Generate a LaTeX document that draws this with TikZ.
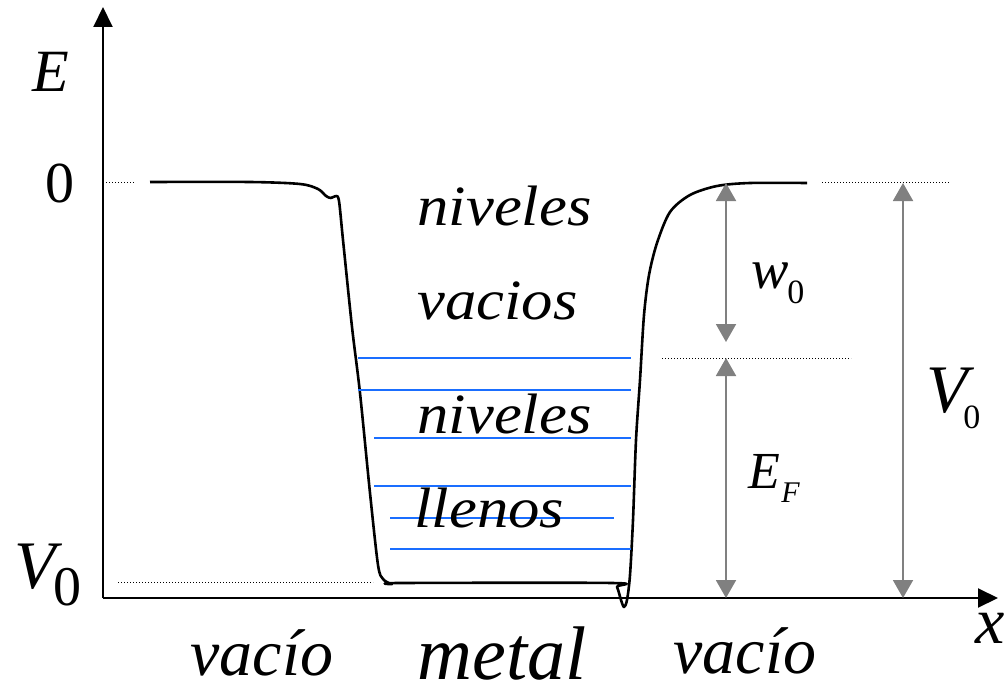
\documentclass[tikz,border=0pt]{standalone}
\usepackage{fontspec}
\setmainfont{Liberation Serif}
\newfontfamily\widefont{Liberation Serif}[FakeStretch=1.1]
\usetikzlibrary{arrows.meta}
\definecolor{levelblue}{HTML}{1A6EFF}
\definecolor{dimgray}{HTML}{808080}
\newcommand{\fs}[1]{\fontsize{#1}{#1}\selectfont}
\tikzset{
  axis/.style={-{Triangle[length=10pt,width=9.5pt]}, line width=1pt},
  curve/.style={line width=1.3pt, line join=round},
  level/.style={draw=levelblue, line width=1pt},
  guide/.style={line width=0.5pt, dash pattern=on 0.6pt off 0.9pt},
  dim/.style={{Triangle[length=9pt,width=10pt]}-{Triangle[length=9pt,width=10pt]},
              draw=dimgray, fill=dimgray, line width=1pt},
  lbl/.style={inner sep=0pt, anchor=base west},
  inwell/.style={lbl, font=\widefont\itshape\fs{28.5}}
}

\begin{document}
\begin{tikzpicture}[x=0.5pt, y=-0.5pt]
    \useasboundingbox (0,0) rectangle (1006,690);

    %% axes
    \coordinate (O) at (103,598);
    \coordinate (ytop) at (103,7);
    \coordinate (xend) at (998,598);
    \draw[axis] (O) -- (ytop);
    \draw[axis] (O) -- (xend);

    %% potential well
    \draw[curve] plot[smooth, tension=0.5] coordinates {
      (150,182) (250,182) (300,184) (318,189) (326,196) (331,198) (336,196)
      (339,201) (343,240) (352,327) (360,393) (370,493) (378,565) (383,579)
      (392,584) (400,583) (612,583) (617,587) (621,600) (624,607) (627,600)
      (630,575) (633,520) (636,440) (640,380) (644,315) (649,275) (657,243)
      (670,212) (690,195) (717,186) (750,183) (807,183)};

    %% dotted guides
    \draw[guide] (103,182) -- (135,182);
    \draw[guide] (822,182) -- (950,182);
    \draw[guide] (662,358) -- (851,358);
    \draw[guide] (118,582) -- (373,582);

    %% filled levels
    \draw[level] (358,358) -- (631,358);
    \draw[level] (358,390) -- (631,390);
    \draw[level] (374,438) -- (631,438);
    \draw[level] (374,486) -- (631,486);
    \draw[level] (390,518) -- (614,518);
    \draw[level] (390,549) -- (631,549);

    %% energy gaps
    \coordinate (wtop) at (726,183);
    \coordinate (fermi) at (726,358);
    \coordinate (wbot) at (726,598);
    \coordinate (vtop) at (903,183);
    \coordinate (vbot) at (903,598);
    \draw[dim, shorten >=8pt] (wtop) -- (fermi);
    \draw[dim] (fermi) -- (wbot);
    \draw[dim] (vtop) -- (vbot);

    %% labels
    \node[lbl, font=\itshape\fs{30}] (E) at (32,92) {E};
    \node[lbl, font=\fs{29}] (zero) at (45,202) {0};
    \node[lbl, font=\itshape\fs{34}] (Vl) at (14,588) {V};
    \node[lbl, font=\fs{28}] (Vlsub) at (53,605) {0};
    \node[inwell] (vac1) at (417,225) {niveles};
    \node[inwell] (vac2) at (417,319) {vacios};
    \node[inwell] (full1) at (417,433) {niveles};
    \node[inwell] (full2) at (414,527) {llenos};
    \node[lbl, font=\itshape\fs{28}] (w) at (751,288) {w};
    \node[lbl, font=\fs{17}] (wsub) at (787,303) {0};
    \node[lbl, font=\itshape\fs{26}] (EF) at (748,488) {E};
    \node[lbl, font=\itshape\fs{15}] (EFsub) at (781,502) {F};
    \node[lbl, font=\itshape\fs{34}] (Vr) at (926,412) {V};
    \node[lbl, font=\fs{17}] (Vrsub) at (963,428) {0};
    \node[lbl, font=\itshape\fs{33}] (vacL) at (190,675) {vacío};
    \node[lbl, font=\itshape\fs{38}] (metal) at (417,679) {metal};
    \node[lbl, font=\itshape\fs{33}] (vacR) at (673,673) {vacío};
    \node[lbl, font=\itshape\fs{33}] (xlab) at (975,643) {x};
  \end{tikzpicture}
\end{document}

_ _ _ _

Your task is an exact transcription of all the data, minus the pictures.

Generate a LaTeX document that draws this with TikZ.
\documentclass[tikz,border=0pt]{standalone}
\usepackage{fontspec}
\setmainfont{Liberation Serif}
\newfontfamily\widefont{Liberation Serif}[FakeStretch=1.1]
\usetikzlibrary{arrows.meta}
\definecolor{levelblue}{HTML}{1A6EFF}
\definecolor{dimgray}{HTML}{808080}
\newcommand{\fs}[1]{\fontsize{#1}{#1}\selectfont}
\tikzset{
  axis/.style={-{Triangle[length=10pt,width=9.5pt]}, line width=1pt},
  curve/.style={line width=1.3pt, line join=round},
  level/.style={draw=levelblue, line width=1pt},
  guide/.style={line width=0.5pt, dash pattern=on 0.6pt off 0.9pt},
  dim/.style={{Triangle[length=9pt,width=10pt]}-{Triangle[length=9pt,width=10pt]},
              draw=dimgray, fill=dimgray, line width=1pt},
  lbl/.style={inner sep=0pt, anchor=base west},
  inwell/.style={lbl, font=\widefont\itshape\fs{28.5}}
}

\begin{document}
\begin{tikzpicture}[x=0.5pt, y=-0.5pt]
    \useasboundingbox (0,0) rectangle (1006,690);

    %% axes
    \coordinate (O) at (103,598);
    \coordinate (ytop) at (103,7);
    \coordinate (xend) at (998,598);
    \draw[axis] (O) -- (ytop);
    \draw[axis] (O) -- (xend);

    %% potential well
    \draw[curve] plot[smooth, tension=0.5] coordinates {
      (150,182) (250,182) (300,184) (318,189) (326,196) (331,198) (336,196)
      (339,201) (343,240) (352,327) (360,393) (370,493) (378,565) (383,579)
      (392,584) (400,583) (612,583) (617,587) (621,600) (624,607) (627,600)
      (630,575) (633,520) (636,440) (640,380) (644,315) (649,275) (657,243)
      (670,212) (690,195) (717,186) (750,183) (807,183)};

    %% dotted guides
    \draw[guide] (103,182) -- (135,182);
    \draw[guide] (822,182) -- (950,182);
    \draw[guide] (662,358) -- (851,358);
    \draw[guide] (118,582) -- (373,582);

    %% filled levels
    \draw[level] (358,358) -- (631,358);
    \draw[level] (358,390) -- (631,390);
    \draw[level] (374,438) -- (631,438);
    \draw[level] (374,486) -- (631,486);
    \draw[level] (390,518) -- (614,518);
    \draw[level] (390,549) -- (631,549);

    %% energy gaps
    \coordinate (wtop) at (726,183);
    \coordinate (fermi) at (726,358);
    \coordinate (wbot) at (726,598);
    \coordinate (vtop) at (903,183);
    \coordinate (vbot) at (903,598);
    \draw[dim, shorten >=8pt] (wtop) -- (fermi);
    \draw[dim] (fermi) -- (wbot);
    \draw[dim] (vtop) -- (vbot);

    %% labels
    \node[lbl, font=\itshape\fs{30}] (E) at (32,92) {E};
    \node[lbl, font=\fs{29}] (zero) at (45,202) {0};
    \node[lbl, font=\itshape\fs{34}] (Vl) at (14,588) {V};
    \node[lbl, font=\fs{28}] (Vlsub) at (53,605) {0};
    \node[inwell] (vac1) at (417,225) {niveles};
    \node[inwell] (vac2) at (417,319) {vacios};
    \node[inwell] (full1) at (417,433) {niveles};
    \node[inwell] (full2) at (414,527) {llenos};
    \node[lbl, font=\itshape\fs{28}] (w) at (751,288) {w};
    \node[lbl, font=\fs{17}] (wsub) at (787,303) {0};
    \node[lbl, font=\itshape\fs{26}] (EF) at (748,488) {E};
    \node[lbl, font=\itshape\fs{15}] (EFsub) at (781,502) {F};
    \node[lbl, font=\itshape\fs{34}] (Vr) at (926,412) {V};
    \node[lbl, font=\fs{17}] (Vrsub) at (963,428) {0};
    \node[lbl, font=\itshape\fs{33}] (vacL) at (190,675) {vacío};
    \node[lbl, font=\itshape\fs{38}] (metal) at (417,679) {metal};
    \node[lbl, font=\itshape\fs{33}] (vacR) at (673,673) {vacío};
    \node[lbl, font=\itshape\fs{33}] (xlab) at (975,643) {x};
  \end{tikzpicture}
\end{document}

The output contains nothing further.